WORK REQUIRED —
In the records that follow, the lines from the one containing "Write a component" to the one containing "import * as", inclusive, are to be given again exactly.

RECORDS FOR PROCESSING —

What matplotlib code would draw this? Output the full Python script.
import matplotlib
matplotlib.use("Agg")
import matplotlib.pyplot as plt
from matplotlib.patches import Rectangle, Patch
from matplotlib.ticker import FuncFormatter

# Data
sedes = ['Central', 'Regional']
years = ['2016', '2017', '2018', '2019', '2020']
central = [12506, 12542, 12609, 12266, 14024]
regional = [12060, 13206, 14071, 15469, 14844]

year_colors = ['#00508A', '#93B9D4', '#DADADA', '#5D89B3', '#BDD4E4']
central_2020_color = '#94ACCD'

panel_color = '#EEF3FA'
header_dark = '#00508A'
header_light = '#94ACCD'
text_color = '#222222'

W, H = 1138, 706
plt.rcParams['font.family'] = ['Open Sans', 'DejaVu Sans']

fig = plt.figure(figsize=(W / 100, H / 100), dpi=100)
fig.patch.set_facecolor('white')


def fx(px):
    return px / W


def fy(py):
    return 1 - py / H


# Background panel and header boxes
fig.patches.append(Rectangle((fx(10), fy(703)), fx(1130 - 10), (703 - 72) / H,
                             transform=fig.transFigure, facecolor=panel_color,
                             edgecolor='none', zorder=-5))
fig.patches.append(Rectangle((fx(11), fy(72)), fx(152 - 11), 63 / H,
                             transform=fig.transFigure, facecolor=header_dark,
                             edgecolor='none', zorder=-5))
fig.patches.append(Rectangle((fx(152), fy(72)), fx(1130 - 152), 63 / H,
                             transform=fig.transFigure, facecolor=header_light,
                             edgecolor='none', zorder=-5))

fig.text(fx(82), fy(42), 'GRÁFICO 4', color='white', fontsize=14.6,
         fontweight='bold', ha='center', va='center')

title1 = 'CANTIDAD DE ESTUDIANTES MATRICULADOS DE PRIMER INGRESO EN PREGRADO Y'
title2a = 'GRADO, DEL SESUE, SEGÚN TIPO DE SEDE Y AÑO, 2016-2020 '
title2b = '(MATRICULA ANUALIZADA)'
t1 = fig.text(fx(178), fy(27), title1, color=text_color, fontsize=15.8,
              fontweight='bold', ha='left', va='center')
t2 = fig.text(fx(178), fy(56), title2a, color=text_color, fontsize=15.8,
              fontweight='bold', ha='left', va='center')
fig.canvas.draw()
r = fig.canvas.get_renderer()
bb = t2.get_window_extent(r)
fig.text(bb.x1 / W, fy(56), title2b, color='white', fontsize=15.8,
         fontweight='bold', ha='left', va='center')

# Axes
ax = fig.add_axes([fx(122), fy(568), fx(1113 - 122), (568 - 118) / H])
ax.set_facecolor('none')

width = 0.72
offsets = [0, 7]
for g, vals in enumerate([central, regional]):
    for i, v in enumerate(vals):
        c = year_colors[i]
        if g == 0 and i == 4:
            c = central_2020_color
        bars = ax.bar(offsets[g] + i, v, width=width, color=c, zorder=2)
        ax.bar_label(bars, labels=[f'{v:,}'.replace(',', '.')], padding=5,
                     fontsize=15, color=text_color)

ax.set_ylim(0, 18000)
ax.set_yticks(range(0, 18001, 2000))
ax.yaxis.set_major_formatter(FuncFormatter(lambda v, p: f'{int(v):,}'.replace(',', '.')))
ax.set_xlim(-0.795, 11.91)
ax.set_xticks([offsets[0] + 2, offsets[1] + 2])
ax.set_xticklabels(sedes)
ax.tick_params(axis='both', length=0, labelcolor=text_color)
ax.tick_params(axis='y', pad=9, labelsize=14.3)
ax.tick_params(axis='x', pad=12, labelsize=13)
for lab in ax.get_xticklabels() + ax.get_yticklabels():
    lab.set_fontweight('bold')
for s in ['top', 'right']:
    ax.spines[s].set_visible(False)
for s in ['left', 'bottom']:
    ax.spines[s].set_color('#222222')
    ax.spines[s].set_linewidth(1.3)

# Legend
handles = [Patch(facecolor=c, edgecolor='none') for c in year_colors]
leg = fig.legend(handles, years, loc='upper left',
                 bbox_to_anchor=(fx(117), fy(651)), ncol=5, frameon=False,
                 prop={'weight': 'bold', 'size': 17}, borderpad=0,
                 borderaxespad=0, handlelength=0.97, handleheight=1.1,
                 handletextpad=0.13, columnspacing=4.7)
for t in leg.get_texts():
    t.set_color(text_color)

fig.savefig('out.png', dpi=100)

==

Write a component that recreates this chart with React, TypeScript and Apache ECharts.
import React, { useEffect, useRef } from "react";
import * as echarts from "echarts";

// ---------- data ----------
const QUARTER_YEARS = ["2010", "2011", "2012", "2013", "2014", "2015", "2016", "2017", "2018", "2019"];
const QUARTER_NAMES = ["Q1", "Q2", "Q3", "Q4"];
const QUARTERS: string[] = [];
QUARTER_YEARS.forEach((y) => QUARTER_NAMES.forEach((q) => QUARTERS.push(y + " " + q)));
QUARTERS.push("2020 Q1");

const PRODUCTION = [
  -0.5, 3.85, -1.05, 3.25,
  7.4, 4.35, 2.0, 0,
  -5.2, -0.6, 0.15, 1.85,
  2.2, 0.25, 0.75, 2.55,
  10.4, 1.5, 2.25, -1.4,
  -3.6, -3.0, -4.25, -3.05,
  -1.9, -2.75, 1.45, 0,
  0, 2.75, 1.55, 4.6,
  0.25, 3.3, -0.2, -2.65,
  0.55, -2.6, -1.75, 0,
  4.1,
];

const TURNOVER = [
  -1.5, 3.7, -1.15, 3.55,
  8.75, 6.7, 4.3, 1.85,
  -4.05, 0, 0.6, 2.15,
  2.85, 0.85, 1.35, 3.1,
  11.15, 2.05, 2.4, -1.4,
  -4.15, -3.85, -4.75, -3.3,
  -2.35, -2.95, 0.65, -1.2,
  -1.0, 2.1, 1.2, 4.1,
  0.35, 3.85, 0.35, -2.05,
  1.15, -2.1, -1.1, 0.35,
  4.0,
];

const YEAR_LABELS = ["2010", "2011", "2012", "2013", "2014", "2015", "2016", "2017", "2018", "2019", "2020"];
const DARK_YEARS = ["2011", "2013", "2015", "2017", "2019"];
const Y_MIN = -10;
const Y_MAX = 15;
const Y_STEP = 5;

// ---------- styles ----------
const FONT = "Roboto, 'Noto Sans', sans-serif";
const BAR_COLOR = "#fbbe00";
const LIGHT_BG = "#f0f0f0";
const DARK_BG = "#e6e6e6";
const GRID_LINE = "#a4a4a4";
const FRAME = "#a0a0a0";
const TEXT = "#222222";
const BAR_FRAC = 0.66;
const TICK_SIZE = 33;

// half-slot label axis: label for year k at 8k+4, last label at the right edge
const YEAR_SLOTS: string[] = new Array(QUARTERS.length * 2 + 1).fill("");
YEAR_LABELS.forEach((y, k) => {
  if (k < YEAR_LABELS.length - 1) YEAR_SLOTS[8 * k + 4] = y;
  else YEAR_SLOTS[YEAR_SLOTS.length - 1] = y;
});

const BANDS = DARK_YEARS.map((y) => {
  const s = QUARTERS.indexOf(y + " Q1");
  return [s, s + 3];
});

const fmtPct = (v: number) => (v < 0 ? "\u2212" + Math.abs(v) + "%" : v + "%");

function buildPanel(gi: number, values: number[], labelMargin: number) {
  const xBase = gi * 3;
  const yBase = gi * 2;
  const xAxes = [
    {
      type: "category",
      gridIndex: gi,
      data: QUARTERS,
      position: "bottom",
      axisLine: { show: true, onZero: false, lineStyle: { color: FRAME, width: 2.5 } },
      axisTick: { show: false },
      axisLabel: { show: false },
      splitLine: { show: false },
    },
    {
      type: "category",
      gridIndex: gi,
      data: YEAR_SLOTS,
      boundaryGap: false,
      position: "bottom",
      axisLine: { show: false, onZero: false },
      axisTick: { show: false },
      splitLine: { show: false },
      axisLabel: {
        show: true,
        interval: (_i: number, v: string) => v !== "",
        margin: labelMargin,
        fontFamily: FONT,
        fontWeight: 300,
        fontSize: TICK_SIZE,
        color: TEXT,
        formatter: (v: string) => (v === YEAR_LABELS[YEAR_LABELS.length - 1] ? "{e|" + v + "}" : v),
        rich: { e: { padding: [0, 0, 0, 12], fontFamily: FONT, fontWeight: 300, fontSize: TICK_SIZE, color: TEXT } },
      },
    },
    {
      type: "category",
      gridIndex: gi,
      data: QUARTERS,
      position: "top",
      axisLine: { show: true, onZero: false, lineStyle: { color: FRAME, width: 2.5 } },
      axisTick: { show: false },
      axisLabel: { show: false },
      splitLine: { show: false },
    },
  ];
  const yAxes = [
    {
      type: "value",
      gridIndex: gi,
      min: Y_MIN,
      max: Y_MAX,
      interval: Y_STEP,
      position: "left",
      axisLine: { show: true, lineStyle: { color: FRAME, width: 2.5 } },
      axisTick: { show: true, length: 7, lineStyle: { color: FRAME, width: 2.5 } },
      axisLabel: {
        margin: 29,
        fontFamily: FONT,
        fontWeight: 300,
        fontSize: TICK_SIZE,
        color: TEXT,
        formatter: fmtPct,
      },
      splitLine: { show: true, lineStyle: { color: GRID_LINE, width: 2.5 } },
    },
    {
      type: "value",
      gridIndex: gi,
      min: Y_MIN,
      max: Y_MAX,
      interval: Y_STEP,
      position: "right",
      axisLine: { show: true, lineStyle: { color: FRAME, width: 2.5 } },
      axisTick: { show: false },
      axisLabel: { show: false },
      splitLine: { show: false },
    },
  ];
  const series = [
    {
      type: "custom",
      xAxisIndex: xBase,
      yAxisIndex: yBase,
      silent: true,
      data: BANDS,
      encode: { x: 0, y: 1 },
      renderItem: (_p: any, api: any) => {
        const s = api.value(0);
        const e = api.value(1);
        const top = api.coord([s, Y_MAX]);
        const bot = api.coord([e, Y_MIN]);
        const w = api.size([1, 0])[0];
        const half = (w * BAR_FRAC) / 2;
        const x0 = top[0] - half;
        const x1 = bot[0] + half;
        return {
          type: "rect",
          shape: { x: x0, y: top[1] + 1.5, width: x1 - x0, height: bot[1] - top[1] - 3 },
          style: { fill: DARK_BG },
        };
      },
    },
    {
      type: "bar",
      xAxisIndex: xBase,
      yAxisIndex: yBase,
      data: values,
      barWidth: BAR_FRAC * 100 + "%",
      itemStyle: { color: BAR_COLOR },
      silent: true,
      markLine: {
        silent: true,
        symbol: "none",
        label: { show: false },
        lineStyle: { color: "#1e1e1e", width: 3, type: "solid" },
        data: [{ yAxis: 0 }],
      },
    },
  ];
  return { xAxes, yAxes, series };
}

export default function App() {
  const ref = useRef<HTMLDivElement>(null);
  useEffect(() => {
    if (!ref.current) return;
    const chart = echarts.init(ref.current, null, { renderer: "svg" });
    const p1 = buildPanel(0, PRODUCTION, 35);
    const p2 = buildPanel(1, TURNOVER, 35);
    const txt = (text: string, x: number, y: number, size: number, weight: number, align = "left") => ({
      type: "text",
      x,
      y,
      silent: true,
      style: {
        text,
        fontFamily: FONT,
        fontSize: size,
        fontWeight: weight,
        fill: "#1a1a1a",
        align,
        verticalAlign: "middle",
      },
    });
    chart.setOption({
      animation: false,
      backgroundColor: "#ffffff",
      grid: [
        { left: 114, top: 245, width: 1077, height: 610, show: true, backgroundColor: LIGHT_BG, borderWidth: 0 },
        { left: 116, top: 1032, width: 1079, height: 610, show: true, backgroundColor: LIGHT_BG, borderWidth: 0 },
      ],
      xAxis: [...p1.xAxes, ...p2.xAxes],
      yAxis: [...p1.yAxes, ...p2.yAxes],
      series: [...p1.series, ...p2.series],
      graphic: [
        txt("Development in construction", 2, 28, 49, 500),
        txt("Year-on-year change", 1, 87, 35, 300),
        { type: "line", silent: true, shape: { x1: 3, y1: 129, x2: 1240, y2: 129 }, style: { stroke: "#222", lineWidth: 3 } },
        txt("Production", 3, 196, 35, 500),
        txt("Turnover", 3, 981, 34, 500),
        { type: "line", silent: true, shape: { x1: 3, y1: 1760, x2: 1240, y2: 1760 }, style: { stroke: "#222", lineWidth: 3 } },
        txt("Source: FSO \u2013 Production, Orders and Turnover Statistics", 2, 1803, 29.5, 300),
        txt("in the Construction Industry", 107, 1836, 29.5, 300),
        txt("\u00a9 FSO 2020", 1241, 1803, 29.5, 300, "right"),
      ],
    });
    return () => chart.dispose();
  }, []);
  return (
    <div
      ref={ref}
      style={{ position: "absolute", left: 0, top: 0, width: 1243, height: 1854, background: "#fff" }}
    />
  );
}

SOLUTION TO THIS EXERCISE —
Write a component that recreates this chart with React, TypeScript and Apache ECharts.
import React, { useEffect, useRef } from "react";
import * as echarts from "echarts";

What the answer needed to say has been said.